▶ [CHALLENGE] Begin at the line that contains "Write the D3.js code for this chart.", stop after the line that contains "const y = d3.scaleLinear().domain([80, 140]).range([470, 22.5]);", and reproduce only that span, unaltered.
* Begin PROVIDED RECORDS *
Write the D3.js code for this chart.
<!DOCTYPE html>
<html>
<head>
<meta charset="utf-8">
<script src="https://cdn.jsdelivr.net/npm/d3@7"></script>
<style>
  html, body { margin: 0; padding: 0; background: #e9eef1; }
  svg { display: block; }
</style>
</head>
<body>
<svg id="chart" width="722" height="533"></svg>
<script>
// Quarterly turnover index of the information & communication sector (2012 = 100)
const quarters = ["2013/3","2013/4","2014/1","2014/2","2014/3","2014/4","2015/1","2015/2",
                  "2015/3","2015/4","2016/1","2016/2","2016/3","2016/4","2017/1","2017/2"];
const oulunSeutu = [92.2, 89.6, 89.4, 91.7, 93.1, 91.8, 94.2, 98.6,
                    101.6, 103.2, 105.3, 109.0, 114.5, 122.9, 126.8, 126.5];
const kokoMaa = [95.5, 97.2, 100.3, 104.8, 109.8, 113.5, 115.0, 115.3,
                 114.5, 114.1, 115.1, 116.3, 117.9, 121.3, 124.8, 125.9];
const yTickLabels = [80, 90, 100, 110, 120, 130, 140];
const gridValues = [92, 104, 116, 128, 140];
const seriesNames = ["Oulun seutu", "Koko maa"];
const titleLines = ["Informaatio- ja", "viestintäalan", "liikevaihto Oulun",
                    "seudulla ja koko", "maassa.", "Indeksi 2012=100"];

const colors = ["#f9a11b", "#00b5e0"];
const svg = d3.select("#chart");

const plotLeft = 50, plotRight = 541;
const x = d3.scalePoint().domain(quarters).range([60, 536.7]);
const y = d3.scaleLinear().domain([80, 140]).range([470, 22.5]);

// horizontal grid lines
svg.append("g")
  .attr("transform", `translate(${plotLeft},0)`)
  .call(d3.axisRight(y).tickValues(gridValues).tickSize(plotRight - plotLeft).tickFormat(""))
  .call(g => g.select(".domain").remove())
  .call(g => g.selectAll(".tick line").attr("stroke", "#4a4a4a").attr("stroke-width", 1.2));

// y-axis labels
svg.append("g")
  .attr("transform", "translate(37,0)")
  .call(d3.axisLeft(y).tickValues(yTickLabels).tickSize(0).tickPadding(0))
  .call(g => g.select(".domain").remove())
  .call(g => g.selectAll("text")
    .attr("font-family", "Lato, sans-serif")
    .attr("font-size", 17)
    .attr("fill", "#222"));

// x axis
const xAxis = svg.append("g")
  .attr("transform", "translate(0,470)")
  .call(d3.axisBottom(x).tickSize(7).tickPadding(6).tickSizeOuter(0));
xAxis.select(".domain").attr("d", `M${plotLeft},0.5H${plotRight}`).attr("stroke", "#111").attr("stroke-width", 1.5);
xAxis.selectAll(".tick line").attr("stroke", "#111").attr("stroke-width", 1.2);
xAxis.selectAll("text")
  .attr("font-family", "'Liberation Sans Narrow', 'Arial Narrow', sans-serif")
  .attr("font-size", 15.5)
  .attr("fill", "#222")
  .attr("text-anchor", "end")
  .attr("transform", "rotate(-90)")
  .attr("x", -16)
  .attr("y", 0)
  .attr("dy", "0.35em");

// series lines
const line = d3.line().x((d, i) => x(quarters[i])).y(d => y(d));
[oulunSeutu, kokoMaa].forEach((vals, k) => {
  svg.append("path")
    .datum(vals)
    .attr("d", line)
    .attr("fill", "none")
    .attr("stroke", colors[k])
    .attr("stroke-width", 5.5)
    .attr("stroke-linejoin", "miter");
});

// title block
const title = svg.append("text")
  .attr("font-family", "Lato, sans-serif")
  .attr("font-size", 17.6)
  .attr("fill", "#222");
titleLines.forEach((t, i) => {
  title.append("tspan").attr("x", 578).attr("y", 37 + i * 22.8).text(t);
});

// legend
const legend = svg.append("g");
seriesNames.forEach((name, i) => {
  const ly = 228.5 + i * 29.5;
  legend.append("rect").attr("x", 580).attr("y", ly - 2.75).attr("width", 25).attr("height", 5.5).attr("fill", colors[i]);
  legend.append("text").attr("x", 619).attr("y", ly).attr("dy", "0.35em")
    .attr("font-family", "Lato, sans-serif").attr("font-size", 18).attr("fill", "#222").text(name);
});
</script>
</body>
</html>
* End PROVIDED RECORDS *
* Begin PROVIDED RECORDS *
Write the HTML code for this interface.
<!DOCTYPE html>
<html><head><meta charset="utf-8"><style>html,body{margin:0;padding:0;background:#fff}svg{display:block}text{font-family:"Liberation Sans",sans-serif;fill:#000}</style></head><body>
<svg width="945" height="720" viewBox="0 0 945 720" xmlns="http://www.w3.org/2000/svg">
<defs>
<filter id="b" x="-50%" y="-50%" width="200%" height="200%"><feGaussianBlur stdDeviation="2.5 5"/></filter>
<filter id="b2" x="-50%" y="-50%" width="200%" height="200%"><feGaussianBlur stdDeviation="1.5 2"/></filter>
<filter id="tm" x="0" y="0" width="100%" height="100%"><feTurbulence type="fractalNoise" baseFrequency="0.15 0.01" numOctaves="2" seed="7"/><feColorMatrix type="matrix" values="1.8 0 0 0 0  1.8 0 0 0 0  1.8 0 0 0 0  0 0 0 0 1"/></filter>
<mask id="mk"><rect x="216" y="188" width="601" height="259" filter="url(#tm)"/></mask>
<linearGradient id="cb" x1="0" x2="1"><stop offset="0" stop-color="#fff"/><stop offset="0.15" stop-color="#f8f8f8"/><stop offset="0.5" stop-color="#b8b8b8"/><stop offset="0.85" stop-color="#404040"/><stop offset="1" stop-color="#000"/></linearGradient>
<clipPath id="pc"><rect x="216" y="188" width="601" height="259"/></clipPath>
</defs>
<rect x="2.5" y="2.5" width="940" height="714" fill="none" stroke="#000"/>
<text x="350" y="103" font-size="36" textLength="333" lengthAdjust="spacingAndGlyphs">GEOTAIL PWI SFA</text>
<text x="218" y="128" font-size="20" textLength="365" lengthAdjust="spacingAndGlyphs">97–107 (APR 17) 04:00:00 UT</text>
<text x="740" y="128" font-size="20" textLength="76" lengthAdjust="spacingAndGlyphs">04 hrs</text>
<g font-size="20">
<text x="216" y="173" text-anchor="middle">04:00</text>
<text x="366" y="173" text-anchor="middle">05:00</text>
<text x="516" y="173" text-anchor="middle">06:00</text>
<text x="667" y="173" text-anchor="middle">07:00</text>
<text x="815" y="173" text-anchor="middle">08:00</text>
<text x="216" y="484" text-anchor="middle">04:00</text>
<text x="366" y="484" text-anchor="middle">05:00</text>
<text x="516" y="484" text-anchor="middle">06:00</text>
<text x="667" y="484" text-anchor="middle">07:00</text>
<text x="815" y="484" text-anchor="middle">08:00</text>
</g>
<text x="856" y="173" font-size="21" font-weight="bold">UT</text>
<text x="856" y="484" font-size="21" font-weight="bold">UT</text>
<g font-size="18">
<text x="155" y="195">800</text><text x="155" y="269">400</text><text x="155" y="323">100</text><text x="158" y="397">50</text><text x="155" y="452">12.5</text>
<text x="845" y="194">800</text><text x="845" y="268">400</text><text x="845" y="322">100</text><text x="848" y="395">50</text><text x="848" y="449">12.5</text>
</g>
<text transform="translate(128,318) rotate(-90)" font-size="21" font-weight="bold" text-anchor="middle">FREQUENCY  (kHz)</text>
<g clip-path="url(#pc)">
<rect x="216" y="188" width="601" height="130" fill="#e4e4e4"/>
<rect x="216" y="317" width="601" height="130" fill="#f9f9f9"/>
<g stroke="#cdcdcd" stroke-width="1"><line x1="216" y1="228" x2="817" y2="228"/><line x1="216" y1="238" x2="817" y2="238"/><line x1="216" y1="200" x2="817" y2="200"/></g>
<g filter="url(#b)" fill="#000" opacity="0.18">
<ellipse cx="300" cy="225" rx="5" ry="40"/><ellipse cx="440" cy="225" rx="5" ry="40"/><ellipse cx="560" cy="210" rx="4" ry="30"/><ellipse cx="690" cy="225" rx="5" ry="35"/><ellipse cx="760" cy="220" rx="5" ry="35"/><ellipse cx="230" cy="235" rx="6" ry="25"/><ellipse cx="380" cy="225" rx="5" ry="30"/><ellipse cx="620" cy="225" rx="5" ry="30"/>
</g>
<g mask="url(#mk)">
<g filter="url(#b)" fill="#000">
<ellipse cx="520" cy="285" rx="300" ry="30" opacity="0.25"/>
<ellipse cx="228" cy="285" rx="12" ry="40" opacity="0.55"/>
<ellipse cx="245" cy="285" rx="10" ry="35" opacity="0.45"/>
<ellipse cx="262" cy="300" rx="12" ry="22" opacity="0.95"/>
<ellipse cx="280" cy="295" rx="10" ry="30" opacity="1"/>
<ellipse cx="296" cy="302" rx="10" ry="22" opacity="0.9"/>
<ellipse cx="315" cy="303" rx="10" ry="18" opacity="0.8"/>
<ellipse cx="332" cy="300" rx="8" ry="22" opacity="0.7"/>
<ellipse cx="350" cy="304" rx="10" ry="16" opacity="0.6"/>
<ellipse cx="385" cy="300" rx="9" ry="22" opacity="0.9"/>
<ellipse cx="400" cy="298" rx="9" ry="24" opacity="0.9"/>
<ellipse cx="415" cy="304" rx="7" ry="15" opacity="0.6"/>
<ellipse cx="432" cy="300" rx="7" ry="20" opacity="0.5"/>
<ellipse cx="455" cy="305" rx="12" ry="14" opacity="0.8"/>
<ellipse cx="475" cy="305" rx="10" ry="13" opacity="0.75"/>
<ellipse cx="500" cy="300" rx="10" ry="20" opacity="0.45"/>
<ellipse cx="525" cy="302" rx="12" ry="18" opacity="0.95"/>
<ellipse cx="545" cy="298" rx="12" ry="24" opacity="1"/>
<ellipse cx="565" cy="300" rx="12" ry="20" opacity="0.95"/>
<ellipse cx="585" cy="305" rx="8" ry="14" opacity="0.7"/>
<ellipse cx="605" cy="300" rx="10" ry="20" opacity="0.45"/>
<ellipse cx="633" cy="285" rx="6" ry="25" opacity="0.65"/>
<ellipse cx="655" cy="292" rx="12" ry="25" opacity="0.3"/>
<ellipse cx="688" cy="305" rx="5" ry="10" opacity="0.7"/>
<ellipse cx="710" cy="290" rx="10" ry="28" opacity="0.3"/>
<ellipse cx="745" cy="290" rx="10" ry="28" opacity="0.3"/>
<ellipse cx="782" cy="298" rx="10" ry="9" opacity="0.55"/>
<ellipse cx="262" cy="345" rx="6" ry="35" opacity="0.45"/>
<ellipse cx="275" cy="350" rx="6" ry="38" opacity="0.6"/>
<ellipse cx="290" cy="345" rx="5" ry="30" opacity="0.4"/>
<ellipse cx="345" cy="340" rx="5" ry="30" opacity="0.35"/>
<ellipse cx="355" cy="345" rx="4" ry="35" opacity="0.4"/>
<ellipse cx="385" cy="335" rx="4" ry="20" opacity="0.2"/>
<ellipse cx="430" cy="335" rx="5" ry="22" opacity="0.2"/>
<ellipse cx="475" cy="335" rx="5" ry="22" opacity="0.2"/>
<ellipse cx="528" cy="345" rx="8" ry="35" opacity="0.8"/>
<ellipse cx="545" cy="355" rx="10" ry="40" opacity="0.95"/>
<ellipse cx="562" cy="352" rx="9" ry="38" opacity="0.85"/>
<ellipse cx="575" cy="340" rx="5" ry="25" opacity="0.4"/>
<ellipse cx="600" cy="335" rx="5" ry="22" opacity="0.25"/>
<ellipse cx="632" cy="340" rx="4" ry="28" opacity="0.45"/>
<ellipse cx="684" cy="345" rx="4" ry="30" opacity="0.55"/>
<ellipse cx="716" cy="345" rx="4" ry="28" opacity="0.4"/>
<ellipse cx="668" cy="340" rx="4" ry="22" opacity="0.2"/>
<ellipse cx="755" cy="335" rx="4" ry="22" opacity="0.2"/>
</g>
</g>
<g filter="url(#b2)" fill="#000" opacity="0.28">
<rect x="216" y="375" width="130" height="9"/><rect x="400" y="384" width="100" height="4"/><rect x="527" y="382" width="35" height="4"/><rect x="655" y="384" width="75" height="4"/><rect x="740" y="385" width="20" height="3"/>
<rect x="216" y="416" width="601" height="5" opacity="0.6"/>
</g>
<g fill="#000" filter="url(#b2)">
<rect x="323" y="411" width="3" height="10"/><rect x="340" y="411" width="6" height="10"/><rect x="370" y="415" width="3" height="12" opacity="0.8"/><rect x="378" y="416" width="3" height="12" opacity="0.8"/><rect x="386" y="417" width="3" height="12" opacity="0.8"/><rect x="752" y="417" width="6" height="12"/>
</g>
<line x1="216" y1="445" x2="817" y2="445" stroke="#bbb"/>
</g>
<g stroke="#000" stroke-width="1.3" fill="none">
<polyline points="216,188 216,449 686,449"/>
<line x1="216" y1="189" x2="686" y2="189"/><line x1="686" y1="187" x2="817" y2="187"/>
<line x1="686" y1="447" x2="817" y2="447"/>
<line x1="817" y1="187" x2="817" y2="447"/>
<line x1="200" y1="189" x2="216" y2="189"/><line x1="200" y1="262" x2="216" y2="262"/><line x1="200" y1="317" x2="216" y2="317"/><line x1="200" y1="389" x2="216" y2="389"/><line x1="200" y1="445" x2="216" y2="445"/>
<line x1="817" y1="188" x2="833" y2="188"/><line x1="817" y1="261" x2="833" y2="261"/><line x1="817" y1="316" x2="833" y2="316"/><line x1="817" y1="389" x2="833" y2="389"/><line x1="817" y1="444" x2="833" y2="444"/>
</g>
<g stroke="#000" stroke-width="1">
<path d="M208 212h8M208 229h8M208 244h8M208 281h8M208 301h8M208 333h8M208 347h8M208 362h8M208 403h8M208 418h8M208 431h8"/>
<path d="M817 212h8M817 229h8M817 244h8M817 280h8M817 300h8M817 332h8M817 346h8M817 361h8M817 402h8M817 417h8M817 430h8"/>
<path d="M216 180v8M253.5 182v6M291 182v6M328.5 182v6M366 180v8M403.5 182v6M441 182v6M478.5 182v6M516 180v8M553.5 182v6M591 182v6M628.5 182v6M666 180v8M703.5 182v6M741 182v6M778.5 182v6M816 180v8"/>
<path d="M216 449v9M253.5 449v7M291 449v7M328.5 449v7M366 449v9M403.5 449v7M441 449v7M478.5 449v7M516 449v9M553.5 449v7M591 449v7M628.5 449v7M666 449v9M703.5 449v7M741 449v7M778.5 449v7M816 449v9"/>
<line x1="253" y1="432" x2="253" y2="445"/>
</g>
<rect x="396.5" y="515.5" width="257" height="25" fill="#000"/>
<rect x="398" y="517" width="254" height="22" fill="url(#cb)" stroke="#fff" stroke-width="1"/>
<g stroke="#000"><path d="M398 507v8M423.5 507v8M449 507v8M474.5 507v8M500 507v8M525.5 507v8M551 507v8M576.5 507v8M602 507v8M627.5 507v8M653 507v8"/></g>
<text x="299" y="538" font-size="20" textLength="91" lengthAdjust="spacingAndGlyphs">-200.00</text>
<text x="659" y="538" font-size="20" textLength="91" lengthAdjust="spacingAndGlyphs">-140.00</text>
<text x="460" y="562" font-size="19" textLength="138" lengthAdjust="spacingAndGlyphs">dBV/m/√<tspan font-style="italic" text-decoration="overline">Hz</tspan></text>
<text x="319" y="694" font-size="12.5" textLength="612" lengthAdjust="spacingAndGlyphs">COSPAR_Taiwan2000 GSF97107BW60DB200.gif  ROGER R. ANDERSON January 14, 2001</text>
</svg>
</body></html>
* End PROVIDED RECORDS *
▶ [SOLVED PROBLEM]
Write the D3.js code for this chart.
<!DOCTYPE html>
<html>
<head>
<meta charset="utf-8">
<script src="https://cdn.jsdelivr.net/npm/d3@7"></script>
<style>
  html, body { margin: 0; padding: 0; background: #e9eef1; }
  svg { display: block; }
</style>
</head>
<body>
<svg id="chart" width="722" height="533"></svg>
<script>
// Quarterly turnover index of the information & communication sector (2012 = 100)
const quarters = ["2013/3","2013/4","2014/1","2014/2","2014/3","2014/4","2015/1","2015/2",
                  "2015/3","2015/4","2016/1","2016/2","2016/3","2016/4","2017/1","2017/2"];
const oulunSeutu = [92.2, 89.6, 89.4, 91.7, 93.1, 91.8, 94.2, 98.6,
                    101.6, 103.2, 105.3, 109.0, 114.5, 122.9, 126.8, 126.5];
const kokoMaa = [95.5, 97.2, 100.3, 104.8, 109.8, 113.5, 115.0, 115.3,
                 114.5, 114.1, 115.1, 116.3, 117.9, 121.3, 124.8, 125.9];
const yTickLabels = [80, 90, 100, 110, 120, 130, 140];
const gridValues = [92, 104, 116, 128, 140];
const seriesNames = ["Oulun seutu", "Koko maa"];
const titleLines = ["Informaatio- ja", "viestintäalan", "liikevaihto Oulun",
                    "seudulla ja koko", "maassa.", "Indeksi 2012=100"];

const colors = ["#f9a11b", "#00b5e0"];
const svg = d3.select("#chart");

const plotLeft = 50, plotRight = 541;
const x = d3.scalePoint().domain(quarters).range([60, 536.7]);
const y = d3.scaleLinear().domain([80, 140]).range([470, 22.5]);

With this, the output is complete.